┏━━

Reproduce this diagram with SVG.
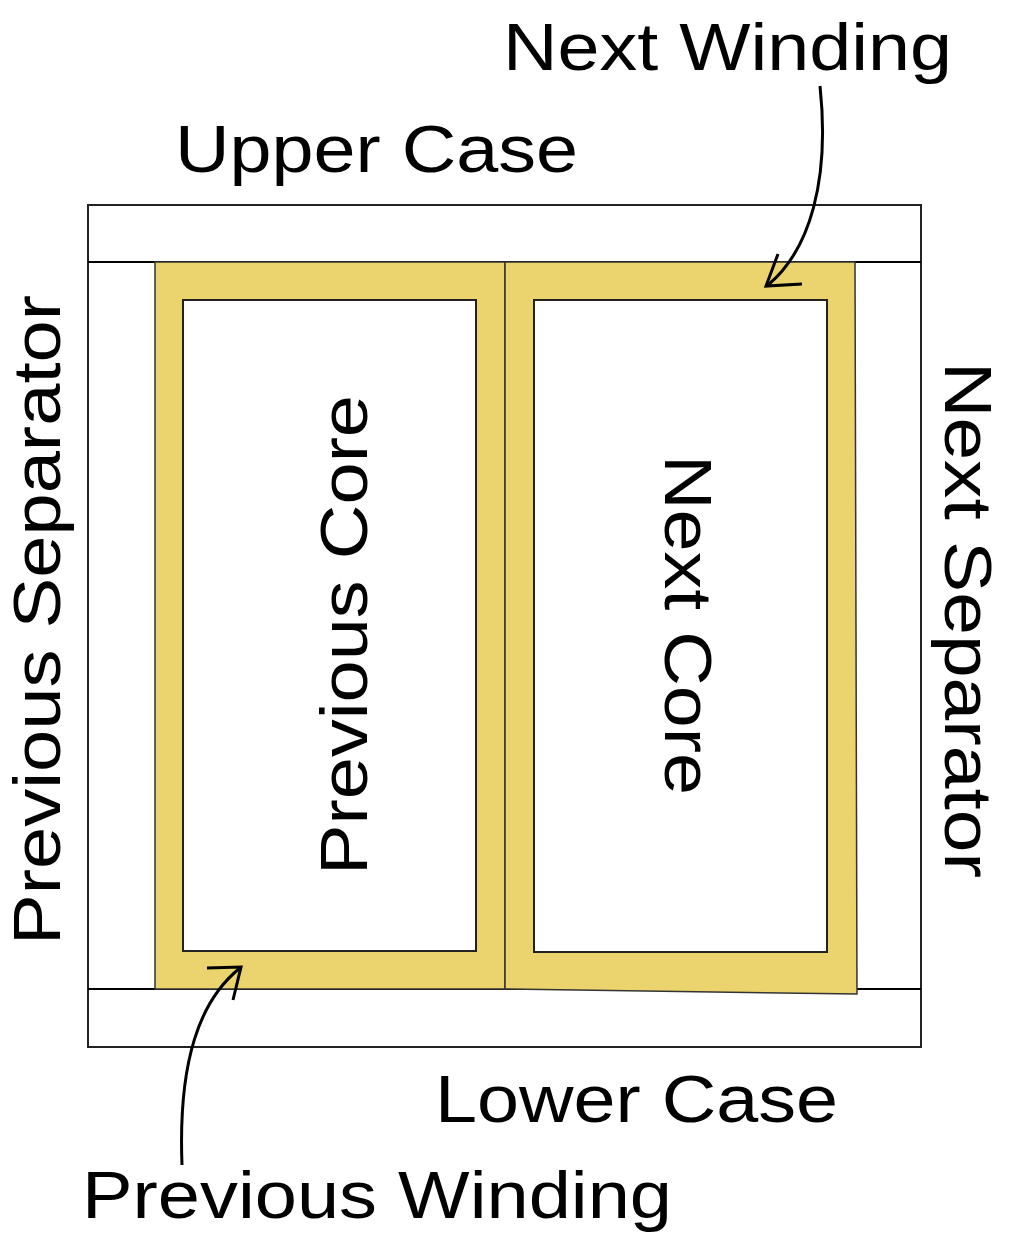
<svg xmlns="http://www.w3.org/2000/svg" width="1024" height="1244" viewBox="0 0 1024 1244">
<style>
text{font-family:"Liberation Sans",Arial,sans-serif;font-size:66px;fill:#000}
.w{fill:#ebd36e;stroke:#333;stroke-width:1.5}
.in{fill:#fff;stroke:#222;stroke-width:2}
.c{fill:none;stroke:#000;stroke-width:3}
</style>
<rect width="1024" height="1244" fill="#fff"/>
<g id="case">
<rect x="88" y="205" width="833" height="842" fill="#fff" stroke="#222" stroke-width="2"/>
<line x1="88" y1="262" x2="921" y2="262" stroke="#000" stroke-width="2"/>
<line x1="88" y1="989" x2="921" y2="989" stroke="#000" stroke-width="2"/>
</g>
<g id="prev-winding">
<rect class="w" x="155" y="262" width="350" height="727"/>
<rect class="in" x="183" y="300" width="293" height="651"/>
</g>
<g id="next-winding">
<polygon class="w" points="505,262 855,262 857,994 505,989"/>
<rect class="in" x="534" y="300" width="293" height="652"/>
</g>
<g id="labels">
<text x="175" y="172" textLength="403" lengthAdjust="spacingAndGlyphs">Upper Case</text>
<text x="503" y="70" textLength="449" lengthAdjust="spacingAndGlyphs">Next Winding</text>
<text x="435" y="1122" textLength="403" lengthAdjust="spacingAndGlyphs">Lower Case</text>
<text x="82" y="1218" textLength="590" lengthAdjust="spacingAndGlyphs">Previous Winding</text>
<text transform="translate(60,945) rotate(-90)" textLength="650" lengthAdjust="spacingAndGlyphs">Previous Separator</text>
<text transform="translate(367,875) rotate(-90)" textLength="480" lengthAdjust="spacingAndGlyphs">Previous Core</text>
<text transform="translate(665,455) rotate(90)" textLength="340" lengthAdjust="spacingAndGlyphs">Next Core</text>
<text transform="translate(945,362) rotate(90)" textLength="516" lengthAdjust="spacingAndGlyphs">Next Separator</text>
</g>
<g id="connectors">
<path class="c" d="M820,86 C830,180 810,250 768,285"/>
<path class="c" d="M778,254 L766,286 L802,284"/>
<path class="c" d="M182,1165 C178,1060 200,1000 240,968"/>
<path class="c" d="M207,968 L241,967 L233,1000"/>
</g>
</svg>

┗━━

WHAT IS ASKED >>
Reproduce all of the material above word for word. Omit the pictures.

TASK ANSWER >>
Reproduce this diagram with SVG.
<svg xmlns="http://www.w3.org/2000/svg" width="1024" height="1244" viewBox="0 0 1024 1244">
<style>
text{font-family:"Liberation Sans",Arial,sans-serif;font-size:66px;fill:#000}
.w{fill:#ebd36e;stroke:#333;stroke-width:1.5}
.in{fill:#fff;stroke:#222;stroke-width:2}
.c{fill:none;stroke:#000;stroke-width:3}
</style>
<rect width="1024" height="1244" fill="#fff"/>
<g id="case">
<rect x="88" y="205" width="833" height="842" fill="#fff" stroke="#222" stroke-width="2"/>
<line x1="88" y1="262" x2="921" y2="262" stroke="#000" stroke-width="2"/>
<line x1="88" y1="989" x2="921" y2="989" stroke="#000" stroke-width="2"/>
</g>
<g id="prev-winding">
<rect class="w" x="155" y="262" width="350" height="727"/>
<rect class="in" x="183" y="300" width="293" height="651"/>
</g>
<g id="next-winding">
<polygon class="w" points="505,262 855,262 857,994 505,989"/>
<rect class="in" x="534" y="300" width="293" height="652"/>
</g>
<g id="labels">
<text x="175" y="172" textLength="403" lengthAdjust="spacingAndGlyphs">Upper Case</text>
<text x="503" y="70" textLength="449" lengthAdjust="spacingAndGlyphs">Next Winding</text>
<text x="435" y="1122" textLength="403" lengthAdjust="spacingAndGlyphs">Lower Case</text>
<text x="82" y="1218" textLength="590" lengthAdjust="spacingAndGlyphs">Previous Winding</text>
<text transform="translate(60,945) rotate(-90)" textLength="650" lengthAdjust="spacingAndGlyphs">Previous Separator</text>
<text transform="translate(367,875) rotate(-90)" textLength="480" lengthAdjust="spacingAndGlyphs">Previous Core</text>
<text transform="translate(665,455) rotate(90)" textLength="340" lengthAdjust="spacingAndGlyphs">Next Core</text>
<text transform="translate(945,362) rotate(90)" textLength="516" lengthAdjust="spacingAndGlyphs">Next Separator</text>
</g>
<g id="connectors">
<path class="c" d="M820,86 C830,180 810,250 768,285"/>
<path class="c" d="M778,254 L766,286 L802,284"/>
<path class="c" d="M182,1165 C178,1060 200,1000 240,968"/>
<path class="c" d="M207,968 L241,967 L233,1000"/>
</g>
</svg>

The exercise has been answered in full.